Australian Tropical Rainforest Plants - Online edition

Senna hirsuta (L.) H.S.Irwin & Barneby


Weed
Shrub (woody or herbaceous, 1-6 m tall)
Click/tap on images to enlarge
Leaves and Flowers. © CSIRO
Scale bar 10mm. © CSIRO
Cotyledon stage, epigeal germination. © CSIRO
10th leaf stage. © CSIRO
Family

Irwin, H.S. & Barneby, R.C. (1979) Phytologia 44: 499.

Common name

Woolly Senna; Senna, Woolly

Stem

Usually flowers and fruits as a shrub about 2-3 m tall.

Leaves

Stipules hairy, filiform, about 9-13 mm long, without any obvious venation. Leaflet blades about 40-110 x 15-45 mm, the terminal pair the largest. About eight leaflets per leaf. Twigs, compound leaf rhachis, petioles and leaflets clothed in long pale hairs. Compound leaf rhachis and petiole channelled on the upper surface. A domed gland present on the upper surface of the compound leaf petiole shortly above its junction with the twig.

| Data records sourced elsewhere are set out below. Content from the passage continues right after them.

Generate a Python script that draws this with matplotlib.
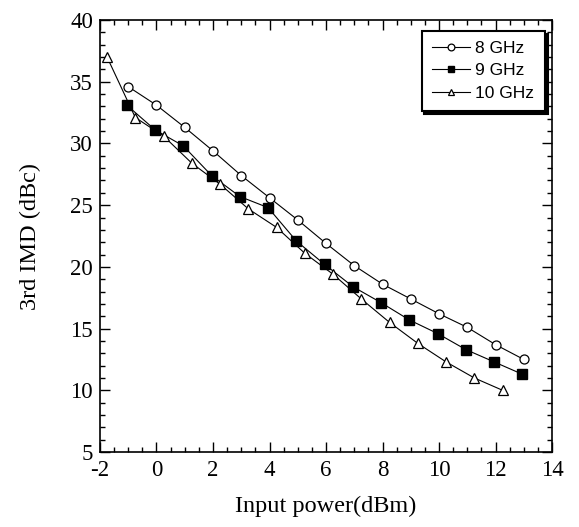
import numpy as np
import matplotlib
matplotlib.use("Agg")
import matplotlib.pyplot as plt
from matplotlib.ticker import MultipleLocator

# data
x_8 = [-1, 0, 1, 2, 3, 4, 5, 6, 7, 8, 9, 10, 11, 12, 13]
imd_8 = [34.6, 33.1, 31.3, 29.4, 27.4, 25.6, 23.8, 21.9, 20.1, 18.6, 17.4, 16.2, 15.1, 13.7, 12.5]

x_9 = [-1.05, -0.05, 0.95, 1.95, 2.95, 3.95, 4.95, 5.95, 6.95, 7.95, 8.95, 9.95, 10.95, 11.95, 12.95]
imd_9 = [33.1, 31.1, 29.8, 27.4, 25.7, 24.8, 22.1, 20.2, 18.4, 17.1, 15.7, 14.6, 13.3, 12.3, 11.3]

x_10 = [-1.75, -0.75, 0.25, 1.25, 2.25, 3.25, 4.25, 5.25, 6.25, 7.25, 8.25, 9.25, 10.25, 11.25, 12.25]
imd_10 = [37.0, 32.1, 30.6, 28.4, 26.7, 24.7, 23.2, 21.1, 19.4, 17.4, 15.5, 13.8, 12.3, 11.0, 10.0]

labels = ['8 GHz', '9 GHz', '10 GHz']

plt.rcParams['font.family'] = ['Liberation Serif', 'DejaVu Serif']
plt.rcParams['axes.unicode_minus'] = False

fig = plt.figure(figsize=(5.79, 5.27), dpi=100)
ax = fig.add_axes([0.1727, 0.1423, 0.7807, 0.8197])

ax.plot(x_8, imd_8, '-o', color='black', mfc='white', mec='black', ms=6.5, lw=0.8, mew=0.9, label=labels[0])
ax.plot(x_9, imd_9, '-s', color='black', mfc='black', ms=6.5, lw=0.8, label=labels[1])
ax.plot(x_10, imd_10, '-^', color='black', mfc='white', mec='black', ms=6.5, lw=0.8, mew=0.9, label=labels[2])

ax.set_xlim(-2, 14)
ax.set_ylim(5, 40)
ax.xaxis.set_major_locator(MultipleLocator(2))
ax.xaxis.set_minor_locator(MultipleLocator(0.5))
ax.yaxis.set_major_locator(MultipleLocator(5))
ax.yaxis.set_minor_locator(MultipleLocator(1))
ax.tick_params(which='both', direction='in', top=True, right=True, labelsize=16.5, width=1)
ax.tick_params(which='major', length=7)
ax.tick_params(which='minor', length=3.5)
ax.tick_params(axis='x', pad=6)
ax.tick_params(axis='y', pad=5)
for s in ax.spines.values():
    s.set_linewidth(1.2)

ax.set_xlabel('Input power(dBm)', fontsize=17.5, va='center')
ax.set_ylabel('3rd IMD (dBc)', fontsize=17.5, va='center')
ax.xaxis.set_label_coords(0.5, -0.125)
ax.yaxis.set_label_coords(-0.153, 0.5)

leg = ax.legend(loc='upper right', bbox_to_anchor=(0.984, 0.975), borderaxespad=0, fancybox=False,
                edgecolor='black', prop={'family': 'Liberation Sans', 'size': 12.5},
                handlelength=2.2, borderpad=0.6, labelspacing=0.4, handletextpad=0.3,
                markerscale=0.75, shadow={'color': 'black', 'alpha': 1})
leg.get_frame().set_linewidth(1.5)

fig.savefig('out.png', dpi=100)
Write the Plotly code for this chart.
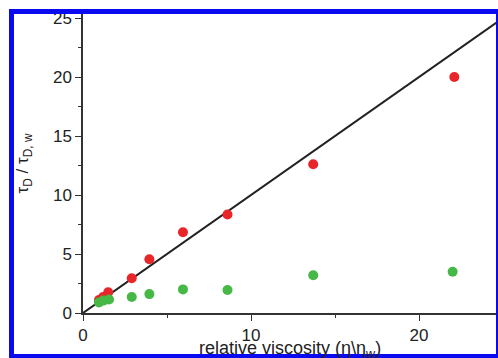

Twigs and leaves emit an obnoxious odour when crushed.

Flowers

Petals about 14 mm long. Stamens ten, six or more fertile (two large plus four or five smaller) plus three or four staminodes. Ovary villous, hairs white, style glabrous.

Fruit

Pods pilose, slightly inflated, about 10-14 x 0.4-0.6 cm. Seeds numerous, about 50-90, about 3 x 2 mm. Testa with a dark brown line around the circumference through the hilum.

Seedlings

Cotyledons about 12-19 x 9-11 mm, petiole about 1 mm long. At the tenth leaf stage: compound leaves consist of four leaflets with ciliate margins. Terminal leaflets larger than the lower leaflets. Compound leaf rhachis grooved on the upper surface with a cigar-shaped gland present between the basal pair of leaflets. Leaves emit an unpleasant odour when crushed. Stipules linear, about 2-7 x 0.5 mm long, hairy. Seed germination time 6 to 74 days.

Distribution and Ecology

An introduced species probably from South America but now pantropic. naturalised in NEQ, CEQ and southwards as far as south-eastern Queensland. Altitudinal range in NEQ from near sea level to 800 m. Grows as a roadside weed in rain forest.

Natural History & Notes

Unlikely to be palatable to stock; toxic to rats in laboratory tests. Leaves have been used for medicinal purposes in Java. Hacker (1990).

Synonyms
Cassia hirsuta L., Species Plantarum 2: 378(1753), Type: America, Herb. Cliff. 159, Cassia No 4.